Use Case: Applications dealing with location‑based services, mapping, GIS, or any system that needs to perform geometric operations on data.
Example (PostgreSQL with PostGIS):
CREATE INDEX idx_locations_geography
ON Locations USING GIST (geography);
This index enables efficient spatial queries such as finding all locations within a specific geographic bounding box.
Choosing the Right Indexes
- Analyze Query Patterns – Identify the most frequent and performance‑critical queries.
- Prioritize Read‑Heavy Workloads – Indexes shine when reads dominate writes.
- Avoid Over‑Indexing – Each additional index adds storage and write overhead.
- Monitor and Refine – Use database‑specific tools (
EXPLAIN,ANALYZE,pg_stat_user_indexes, etc.) to verify that indexes are being used as intended. - Consider Maintenance – Plan for periodic index rebuilding or reorganization, especially for heavily updated tables.
Advanced Indexing Considerations
Covering Indexes
A covering index includes all the columns required to satisfy a query within the index itself. This means the database doesn’t need to access the actual table data, leading to even faster retrieval.
Example:
If the query
SELECT customer_id, email
FROM Customers
WHERE customer_id = 456;
is common, a composite index on (customer_id, email) acts as a covering index for that query.
Index Selectivity
Selectivity refers to how unique the values in an indexed column are.
- Highly selective: Many distinct values (e.g., primary key, unique email).
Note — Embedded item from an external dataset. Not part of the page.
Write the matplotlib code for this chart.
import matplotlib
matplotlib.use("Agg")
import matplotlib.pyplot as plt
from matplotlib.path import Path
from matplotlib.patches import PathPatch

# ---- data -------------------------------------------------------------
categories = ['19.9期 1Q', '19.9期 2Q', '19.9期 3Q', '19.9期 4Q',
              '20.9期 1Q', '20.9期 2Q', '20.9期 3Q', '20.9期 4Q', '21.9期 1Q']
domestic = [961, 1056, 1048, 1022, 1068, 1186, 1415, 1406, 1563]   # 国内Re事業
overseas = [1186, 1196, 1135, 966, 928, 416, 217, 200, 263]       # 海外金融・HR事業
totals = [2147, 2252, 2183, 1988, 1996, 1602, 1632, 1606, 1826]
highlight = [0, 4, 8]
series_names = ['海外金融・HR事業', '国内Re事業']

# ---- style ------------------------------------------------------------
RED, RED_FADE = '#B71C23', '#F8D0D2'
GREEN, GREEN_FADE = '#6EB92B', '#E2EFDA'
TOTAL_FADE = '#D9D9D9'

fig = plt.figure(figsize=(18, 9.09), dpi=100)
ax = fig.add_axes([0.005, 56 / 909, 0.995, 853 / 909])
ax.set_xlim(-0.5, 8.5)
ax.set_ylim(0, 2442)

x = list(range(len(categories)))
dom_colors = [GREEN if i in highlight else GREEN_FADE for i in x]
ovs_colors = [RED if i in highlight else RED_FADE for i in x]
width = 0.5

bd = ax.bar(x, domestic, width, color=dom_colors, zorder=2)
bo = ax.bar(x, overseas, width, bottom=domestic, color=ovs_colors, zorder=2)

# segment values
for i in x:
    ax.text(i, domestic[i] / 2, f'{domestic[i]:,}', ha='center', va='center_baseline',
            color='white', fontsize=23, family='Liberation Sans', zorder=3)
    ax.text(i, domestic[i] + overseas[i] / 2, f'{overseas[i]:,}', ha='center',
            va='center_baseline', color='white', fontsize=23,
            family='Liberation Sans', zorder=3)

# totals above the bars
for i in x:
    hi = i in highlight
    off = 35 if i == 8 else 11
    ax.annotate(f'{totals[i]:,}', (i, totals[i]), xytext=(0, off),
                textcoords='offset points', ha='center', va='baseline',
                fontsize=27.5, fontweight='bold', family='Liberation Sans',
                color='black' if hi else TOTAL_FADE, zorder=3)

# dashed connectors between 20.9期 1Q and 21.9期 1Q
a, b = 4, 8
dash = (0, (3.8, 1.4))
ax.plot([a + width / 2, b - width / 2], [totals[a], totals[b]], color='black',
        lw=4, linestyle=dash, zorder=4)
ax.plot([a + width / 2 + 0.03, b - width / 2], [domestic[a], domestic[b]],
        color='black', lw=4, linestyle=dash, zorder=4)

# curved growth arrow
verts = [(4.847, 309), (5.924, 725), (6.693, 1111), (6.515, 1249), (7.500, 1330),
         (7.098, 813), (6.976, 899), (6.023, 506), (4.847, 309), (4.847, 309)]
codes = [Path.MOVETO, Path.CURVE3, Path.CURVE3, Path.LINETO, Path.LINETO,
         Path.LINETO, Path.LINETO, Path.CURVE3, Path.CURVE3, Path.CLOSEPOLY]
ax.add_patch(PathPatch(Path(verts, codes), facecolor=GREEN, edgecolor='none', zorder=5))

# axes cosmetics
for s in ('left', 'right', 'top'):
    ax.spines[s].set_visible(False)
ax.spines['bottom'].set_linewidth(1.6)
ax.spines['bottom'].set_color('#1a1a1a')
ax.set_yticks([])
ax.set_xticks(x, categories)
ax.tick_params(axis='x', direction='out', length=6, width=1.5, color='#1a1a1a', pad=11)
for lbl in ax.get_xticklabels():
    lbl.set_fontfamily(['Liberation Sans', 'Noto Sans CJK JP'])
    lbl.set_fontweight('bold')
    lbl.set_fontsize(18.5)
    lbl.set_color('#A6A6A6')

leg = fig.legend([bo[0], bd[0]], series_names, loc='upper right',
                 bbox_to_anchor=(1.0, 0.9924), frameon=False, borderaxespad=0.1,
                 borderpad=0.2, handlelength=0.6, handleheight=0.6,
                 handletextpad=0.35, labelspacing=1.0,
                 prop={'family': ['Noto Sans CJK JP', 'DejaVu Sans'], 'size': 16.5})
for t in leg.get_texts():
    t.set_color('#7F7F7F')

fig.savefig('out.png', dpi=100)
- Low selectivity: Few distinct values (e.g., a boolean
is_activecolumn).
Highly selective indexes are generally more effective.
Index Maintenance
Indexes can become fragmented due to frequent data modifications. UPDATE and DELETE operations may leave gaps in the index structure, reducing efficiency. Regular maintenance—such as rebuilding or reorganizing indexes—restores optimal performance. The required frequency depends on your database’s write workload.
Conclusion
Database indexes are powerful tools that can transform sluggish queries into lightning‑fast responses. By understanding the trade‑offs—storage, write performance, and maintenance—and applying the appropriate indexing strategy (single‑column, composite, unique, full‑text, spatial, or advanced techniques like covering indexes), you can dramatically improve the responsiveness and scalability of your applications. Remember to continuously monitor query performance and adjust your indexing strategy as your data and access patterns evolve. Happy indexing!